In prison Tyson read Voltaire and Machiavelli and others. He embraced Islam and had portraits of Mao and Arthur Ashe tattooed on alternate triceps. His three and a half years inside were perhaps the first peace he has had in his brief and troubled lifetime. For a youngster who had 40 arrests on his sheet by the time he was 12 years old and who discovered a more lucrative way of channelling violent energy not long after, life has never been anything but turbulent.

He seems so alone now. His trainer and father figure Cus D'Amato long dead, his entourage filled out with sycophants and leeches. "I can look after myself," he says softly. "I was a kid before and now I am a man. I work for God. I bear witness to him. That is my strength and my maturity."

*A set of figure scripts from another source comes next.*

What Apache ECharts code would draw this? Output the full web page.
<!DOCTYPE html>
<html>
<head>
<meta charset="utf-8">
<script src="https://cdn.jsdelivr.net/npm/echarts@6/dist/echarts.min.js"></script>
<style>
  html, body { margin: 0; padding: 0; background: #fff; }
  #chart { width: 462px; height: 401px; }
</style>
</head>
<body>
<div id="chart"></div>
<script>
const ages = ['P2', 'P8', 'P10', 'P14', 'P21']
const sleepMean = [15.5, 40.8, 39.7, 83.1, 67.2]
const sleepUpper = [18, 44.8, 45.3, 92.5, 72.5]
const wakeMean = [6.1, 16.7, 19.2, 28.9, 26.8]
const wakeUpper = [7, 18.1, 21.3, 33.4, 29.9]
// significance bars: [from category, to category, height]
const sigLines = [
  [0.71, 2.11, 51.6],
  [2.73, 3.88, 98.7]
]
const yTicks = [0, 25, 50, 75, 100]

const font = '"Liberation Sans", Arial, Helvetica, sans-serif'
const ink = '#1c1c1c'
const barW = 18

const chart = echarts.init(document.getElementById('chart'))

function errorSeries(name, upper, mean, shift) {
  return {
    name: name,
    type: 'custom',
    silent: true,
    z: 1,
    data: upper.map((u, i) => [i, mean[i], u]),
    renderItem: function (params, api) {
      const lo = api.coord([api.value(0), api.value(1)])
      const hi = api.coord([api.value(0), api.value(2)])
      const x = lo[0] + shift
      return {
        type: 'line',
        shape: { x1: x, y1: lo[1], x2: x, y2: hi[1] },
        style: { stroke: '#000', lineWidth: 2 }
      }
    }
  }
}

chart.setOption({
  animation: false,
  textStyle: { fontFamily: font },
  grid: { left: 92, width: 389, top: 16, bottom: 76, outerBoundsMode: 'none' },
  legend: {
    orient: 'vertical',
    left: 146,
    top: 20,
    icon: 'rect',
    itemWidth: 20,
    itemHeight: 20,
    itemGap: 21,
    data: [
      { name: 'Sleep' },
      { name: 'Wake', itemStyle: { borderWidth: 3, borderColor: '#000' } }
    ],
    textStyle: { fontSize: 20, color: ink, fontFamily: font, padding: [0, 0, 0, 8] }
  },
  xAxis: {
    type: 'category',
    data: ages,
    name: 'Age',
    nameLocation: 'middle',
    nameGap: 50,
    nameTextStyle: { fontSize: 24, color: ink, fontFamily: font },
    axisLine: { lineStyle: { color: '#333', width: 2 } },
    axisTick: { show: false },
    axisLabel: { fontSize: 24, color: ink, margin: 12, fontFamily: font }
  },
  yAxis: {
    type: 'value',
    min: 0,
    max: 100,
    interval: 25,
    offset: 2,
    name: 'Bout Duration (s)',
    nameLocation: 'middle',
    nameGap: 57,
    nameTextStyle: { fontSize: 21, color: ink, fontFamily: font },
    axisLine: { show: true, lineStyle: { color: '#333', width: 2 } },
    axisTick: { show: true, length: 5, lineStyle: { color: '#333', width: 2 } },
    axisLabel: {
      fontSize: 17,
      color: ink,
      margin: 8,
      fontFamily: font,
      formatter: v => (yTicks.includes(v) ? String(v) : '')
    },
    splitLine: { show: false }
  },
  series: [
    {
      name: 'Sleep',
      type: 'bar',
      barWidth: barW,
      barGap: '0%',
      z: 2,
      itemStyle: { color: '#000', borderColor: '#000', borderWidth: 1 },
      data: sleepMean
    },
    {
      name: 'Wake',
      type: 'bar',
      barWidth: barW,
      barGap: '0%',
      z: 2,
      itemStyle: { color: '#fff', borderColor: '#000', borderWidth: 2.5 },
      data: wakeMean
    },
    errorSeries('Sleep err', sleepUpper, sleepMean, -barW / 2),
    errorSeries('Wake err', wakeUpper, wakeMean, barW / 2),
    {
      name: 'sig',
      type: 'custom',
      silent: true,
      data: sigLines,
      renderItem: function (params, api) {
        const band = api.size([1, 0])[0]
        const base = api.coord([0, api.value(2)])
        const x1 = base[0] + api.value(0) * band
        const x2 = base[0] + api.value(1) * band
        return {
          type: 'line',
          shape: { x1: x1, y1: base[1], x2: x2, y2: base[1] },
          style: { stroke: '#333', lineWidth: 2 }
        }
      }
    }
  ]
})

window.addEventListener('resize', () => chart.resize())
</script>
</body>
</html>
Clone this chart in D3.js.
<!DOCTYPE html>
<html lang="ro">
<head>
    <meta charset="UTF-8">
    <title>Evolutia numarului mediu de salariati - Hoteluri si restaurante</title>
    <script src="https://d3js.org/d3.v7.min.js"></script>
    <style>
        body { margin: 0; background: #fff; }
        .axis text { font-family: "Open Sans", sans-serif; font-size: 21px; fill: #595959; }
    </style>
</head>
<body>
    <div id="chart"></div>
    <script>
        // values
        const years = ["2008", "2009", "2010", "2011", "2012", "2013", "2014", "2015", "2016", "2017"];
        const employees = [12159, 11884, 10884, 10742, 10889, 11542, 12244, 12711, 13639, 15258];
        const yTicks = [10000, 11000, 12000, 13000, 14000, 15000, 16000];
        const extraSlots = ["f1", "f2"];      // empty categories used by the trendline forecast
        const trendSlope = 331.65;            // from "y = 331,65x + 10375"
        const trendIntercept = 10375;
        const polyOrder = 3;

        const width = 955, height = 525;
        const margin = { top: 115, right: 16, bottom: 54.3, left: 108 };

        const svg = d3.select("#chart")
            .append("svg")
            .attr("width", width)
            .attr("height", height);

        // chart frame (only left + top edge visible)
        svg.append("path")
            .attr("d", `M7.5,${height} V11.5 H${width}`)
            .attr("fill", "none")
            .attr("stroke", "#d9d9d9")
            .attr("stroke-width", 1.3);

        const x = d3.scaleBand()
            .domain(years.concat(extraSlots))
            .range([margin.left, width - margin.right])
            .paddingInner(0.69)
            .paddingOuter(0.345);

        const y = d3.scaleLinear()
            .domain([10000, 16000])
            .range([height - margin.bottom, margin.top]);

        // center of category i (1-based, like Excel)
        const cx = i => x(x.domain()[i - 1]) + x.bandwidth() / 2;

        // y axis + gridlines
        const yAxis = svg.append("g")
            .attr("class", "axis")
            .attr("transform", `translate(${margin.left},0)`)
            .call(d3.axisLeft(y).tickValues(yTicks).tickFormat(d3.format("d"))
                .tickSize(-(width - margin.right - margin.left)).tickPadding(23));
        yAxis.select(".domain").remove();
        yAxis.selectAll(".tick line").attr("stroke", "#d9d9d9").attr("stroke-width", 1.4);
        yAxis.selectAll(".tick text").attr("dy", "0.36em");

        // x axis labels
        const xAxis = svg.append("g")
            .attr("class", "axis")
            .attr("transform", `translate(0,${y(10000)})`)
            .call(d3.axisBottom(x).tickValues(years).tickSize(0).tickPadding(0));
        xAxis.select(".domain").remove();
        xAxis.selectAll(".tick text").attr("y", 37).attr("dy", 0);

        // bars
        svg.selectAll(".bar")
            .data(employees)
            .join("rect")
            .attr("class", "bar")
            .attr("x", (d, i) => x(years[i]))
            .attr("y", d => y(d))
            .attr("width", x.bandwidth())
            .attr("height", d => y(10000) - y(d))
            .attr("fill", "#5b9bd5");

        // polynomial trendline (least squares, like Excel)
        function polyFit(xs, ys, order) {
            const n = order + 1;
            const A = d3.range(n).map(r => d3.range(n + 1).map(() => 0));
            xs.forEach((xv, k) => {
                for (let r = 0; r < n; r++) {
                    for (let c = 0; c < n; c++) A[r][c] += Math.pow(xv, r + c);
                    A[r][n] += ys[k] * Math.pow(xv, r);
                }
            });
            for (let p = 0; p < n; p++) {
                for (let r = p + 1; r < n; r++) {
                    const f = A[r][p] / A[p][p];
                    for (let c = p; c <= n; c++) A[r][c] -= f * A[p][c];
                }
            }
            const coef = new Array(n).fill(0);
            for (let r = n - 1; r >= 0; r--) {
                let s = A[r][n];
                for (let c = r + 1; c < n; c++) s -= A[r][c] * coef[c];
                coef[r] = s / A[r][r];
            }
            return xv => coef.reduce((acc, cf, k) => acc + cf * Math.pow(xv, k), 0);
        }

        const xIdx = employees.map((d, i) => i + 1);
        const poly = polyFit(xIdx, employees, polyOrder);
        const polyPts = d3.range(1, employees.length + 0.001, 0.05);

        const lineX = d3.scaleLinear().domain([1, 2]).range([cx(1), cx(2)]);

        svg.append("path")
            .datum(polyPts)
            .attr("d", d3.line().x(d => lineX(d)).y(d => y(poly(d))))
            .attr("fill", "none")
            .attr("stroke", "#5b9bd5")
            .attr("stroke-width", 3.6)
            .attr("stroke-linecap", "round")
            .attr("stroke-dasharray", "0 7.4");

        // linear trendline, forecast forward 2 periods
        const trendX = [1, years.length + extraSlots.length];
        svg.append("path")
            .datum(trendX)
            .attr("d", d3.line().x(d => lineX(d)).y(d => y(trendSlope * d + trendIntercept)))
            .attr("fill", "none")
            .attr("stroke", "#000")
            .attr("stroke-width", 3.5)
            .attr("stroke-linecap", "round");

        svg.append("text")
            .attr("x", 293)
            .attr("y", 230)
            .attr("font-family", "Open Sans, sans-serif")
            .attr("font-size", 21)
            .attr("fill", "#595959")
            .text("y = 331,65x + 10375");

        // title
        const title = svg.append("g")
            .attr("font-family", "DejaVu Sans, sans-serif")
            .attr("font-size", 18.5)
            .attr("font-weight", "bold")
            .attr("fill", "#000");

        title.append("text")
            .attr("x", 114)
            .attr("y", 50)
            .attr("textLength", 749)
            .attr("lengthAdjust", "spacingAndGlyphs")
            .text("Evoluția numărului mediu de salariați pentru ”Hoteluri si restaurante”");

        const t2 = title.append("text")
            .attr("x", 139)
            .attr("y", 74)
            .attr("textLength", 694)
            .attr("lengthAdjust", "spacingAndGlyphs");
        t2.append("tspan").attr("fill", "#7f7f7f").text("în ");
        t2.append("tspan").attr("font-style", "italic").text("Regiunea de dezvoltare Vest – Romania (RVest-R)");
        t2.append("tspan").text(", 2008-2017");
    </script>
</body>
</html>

Free now, yet enslaved like a piece of livestock, he is sullen and disinterested in a way which doesn't suggest strength and maturity. Has workouts in an unprepossessing little corrugated iron hut down on Gragson Avenue have been disastrous, by all accounts. Tyson comes and goes, brooding, and unhappy. He has uttered perhaps 10 sentences to the media all week. His occasional whispered asides to members of his entourage provoke either an orgy of concerned nods or a mass outbreak of split sides. Those who work for Mike Tyson find him to be a very wise and very witty man.

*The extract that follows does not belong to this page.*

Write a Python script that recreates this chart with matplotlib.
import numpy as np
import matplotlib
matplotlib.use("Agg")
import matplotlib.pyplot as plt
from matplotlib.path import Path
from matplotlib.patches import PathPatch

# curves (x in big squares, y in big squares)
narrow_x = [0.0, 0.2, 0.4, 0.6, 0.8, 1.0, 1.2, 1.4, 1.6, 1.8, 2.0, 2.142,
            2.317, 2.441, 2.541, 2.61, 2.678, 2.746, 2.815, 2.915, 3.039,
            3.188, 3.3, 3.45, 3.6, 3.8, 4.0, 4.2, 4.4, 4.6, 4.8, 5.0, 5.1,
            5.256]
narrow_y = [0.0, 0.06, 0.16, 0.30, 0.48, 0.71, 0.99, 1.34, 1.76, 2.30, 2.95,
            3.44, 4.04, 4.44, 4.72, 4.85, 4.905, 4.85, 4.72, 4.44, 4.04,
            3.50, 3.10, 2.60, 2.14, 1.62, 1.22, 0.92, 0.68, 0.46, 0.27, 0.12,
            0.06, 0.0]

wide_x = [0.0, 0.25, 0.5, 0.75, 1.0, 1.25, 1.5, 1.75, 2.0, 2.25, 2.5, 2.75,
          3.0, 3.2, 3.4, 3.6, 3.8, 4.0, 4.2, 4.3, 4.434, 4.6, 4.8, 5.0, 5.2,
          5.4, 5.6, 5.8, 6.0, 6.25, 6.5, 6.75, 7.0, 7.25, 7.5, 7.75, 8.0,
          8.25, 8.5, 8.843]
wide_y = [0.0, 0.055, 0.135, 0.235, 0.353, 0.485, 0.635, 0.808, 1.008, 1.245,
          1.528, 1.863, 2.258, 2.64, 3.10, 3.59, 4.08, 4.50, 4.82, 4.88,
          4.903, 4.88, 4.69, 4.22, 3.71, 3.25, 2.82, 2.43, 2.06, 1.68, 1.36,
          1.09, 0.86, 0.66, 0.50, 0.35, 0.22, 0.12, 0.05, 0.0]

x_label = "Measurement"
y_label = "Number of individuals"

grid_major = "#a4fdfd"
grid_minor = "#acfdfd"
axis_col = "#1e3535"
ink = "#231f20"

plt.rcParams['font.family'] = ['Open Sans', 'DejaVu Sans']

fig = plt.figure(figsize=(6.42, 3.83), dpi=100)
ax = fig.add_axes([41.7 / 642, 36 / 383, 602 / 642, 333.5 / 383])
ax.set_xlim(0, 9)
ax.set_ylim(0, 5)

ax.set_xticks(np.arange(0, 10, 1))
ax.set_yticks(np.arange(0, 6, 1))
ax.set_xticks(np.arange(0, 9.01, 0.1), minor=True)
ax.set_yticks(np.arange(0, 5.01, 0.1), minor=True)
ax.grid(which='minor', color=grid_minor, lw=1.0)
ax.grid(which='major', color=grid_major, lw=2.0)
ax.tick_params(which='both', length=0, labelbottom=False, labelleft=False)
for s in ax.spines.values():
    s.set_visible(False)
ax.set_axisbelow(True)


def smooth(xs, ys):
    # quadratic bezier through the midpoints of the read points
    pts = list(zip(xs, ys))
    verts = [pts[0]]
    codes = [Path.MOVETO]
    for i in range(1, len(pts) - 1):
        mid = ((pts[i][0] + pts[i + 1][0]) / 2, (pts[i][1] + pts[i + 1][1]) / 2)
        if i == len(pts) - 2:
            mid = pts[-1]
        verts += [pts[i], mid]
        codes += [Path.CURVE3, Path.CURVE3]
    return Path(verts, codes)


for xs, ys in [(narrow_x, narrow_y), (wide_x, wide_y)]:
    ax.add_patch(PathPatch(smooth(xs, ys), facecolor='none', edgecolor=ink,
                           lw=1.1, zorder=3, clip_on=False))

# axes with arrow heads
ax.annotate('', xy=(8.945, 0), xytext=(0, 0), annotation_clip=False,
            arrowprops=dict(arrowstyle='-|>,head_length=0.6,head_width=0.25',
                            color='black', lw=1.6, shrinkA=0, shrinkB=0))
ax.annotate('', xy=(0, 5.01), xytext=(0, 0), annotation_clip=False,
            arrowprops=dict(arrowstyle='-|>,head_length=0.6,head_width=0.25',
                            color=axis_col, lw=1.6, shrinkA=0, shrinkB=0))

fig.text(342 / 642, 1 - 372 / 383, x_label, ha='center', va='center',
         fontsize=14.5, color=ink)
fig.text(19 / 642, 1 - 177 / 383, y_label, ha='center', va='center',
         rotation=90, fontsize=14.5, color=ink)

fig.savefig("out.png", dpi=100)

Among others, views are mixed. Sufficient wisdom has not been granted Tyson, for instance, in the matter of dealing with Desiree Washington, the beauty queen whom he raped. The lack of an apology or a decent show of remorse has irked middle America and those who were once attracted by Tyson's menace are now slightly repulsed by it.

Only once has he put himself in a position to be asked about his victim. On the eve of his first comeback fight against Peter McNeeley, he was asked if he had anything to say to Desiree Washington. "Just sit back and enjoy the fight," said Mike, still callow after all these years.

All week Don King has been screeching to the effect that he has just a handful of prime tickets left. Post prison Mike Tyson isn't as easy a sell as he used to be. His occasional outbursts on the general subject of women haven't helped. "All of a sudden they care about black women?" he said before Christmas of a group calling itself African Americans Against Violence. "Give me a break."

Don King, meanwhile, is giving nobody a break. Not while box office returns are sluggish. He has picked a theme and he is running with it, well, he is dragging its flailing form along behind him. Drawing on the MGM Grand Hotel's tacky movie theme which recreates The Wizard of Oz in the main lobby, Don King announces that Mike Tyson has...

"followed his own yellow brick road to this wonderful fantasy wonderland.

Look through tinsel coloured glasses and your dreams can come true.

Do not abberate (sic) from your agenda and you shall be lifted up to Oz."

Mike Tyson stares into the middle distance. Frank Bruno rolls his eyes. Judy Garland spins in her grave. The Tin Man takes another pull of crack cocaine. Only in America.